An 18-year-old Kentucky Catholic high school student is losing his current lawsuit against the Northern Kentucky Health Department. Jerome Kunkel, who is unvaccinated, sued the health department to allow him back into Our Lady of Assumption Academy in Walton and extracurricular activities after an outbreak of chickenpox hit the school. According to Ars Technica, a judge ruled on Tuesday that Kunkel could not attend Assumption because the health department was well within its lawful rights to try to stem the outbreak that had spread to almost 13 percent of the school’s population between the first weeks of February and the first weeks of March.
Jerome’s father, Bill Kunkel, told the Washington Post, “This is tyranny against our religion, our faith, our country.” Kunkel’s religious basis for his argument is that the cells from which the vaccine was derived over 50 years ago came from a 14-week-old fetus. According to him, this makes the vaccine itself immoral, and against his Catholic beliefs.
As Ars Technica correctly points out, the Catholic church has issued a clear ruling on how Catholics should ethically approach chickenpox vaccinations. The ruling finds that one should see if an alternative vaccination exists—one not created via cells from an aborted fetus— and that “the need to contest so that others may be prepared must be reaffirmed, as should be the lawfulness of using the former in the meantime insomuch as is necessary in order to avoid a serious risk not only for one's own children but also, and perhaps more specifically, for the health conditions of the population as a whole - especially for pregnant women.”
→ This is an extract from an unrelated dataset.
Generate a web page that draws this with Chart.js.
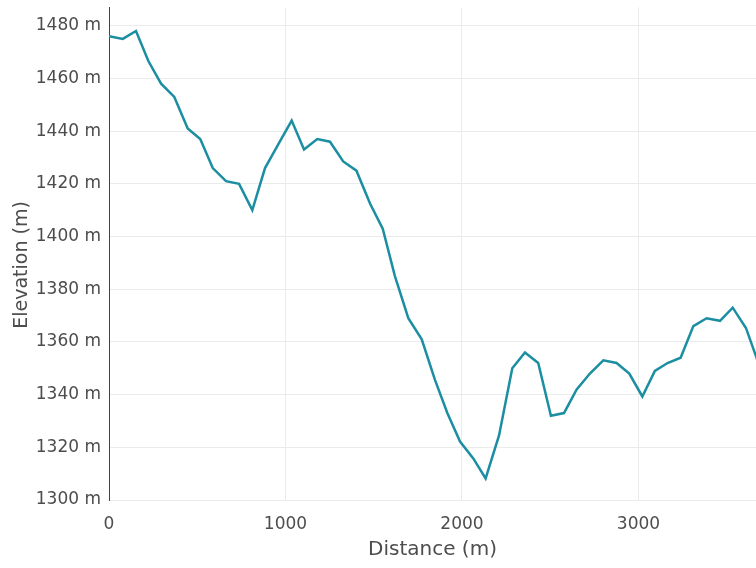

When the Washington Post asked Bill Kunkel if he knew what the Catholic Church said about vaccinations such as the one against chickenpox, he said, “That doesn’t mean nothing to me. I follow the laws of the Church, and I know what’s right and wrong.” This is an interesting thing to say, because it’s sounding like Bill Kunkel is less a Catholic and more a member of the Church of Things Bill Kunkel Believes on his Own. That’s fine, I guess, but you’ll need to change your religious affiliation, get your new religion set up, and then argue about your “freedom of religion.”
This is the second such lawsuit in as many months. A group of New York families sued Rockland County Health Department officials over much the same—and were denied by a judge. Public health over private delusions. The reason that vaccinations were pursued and created against diseases like chickenpox, measles, mumps, and rubella is how infectious they are and how quickly they can permeate communities.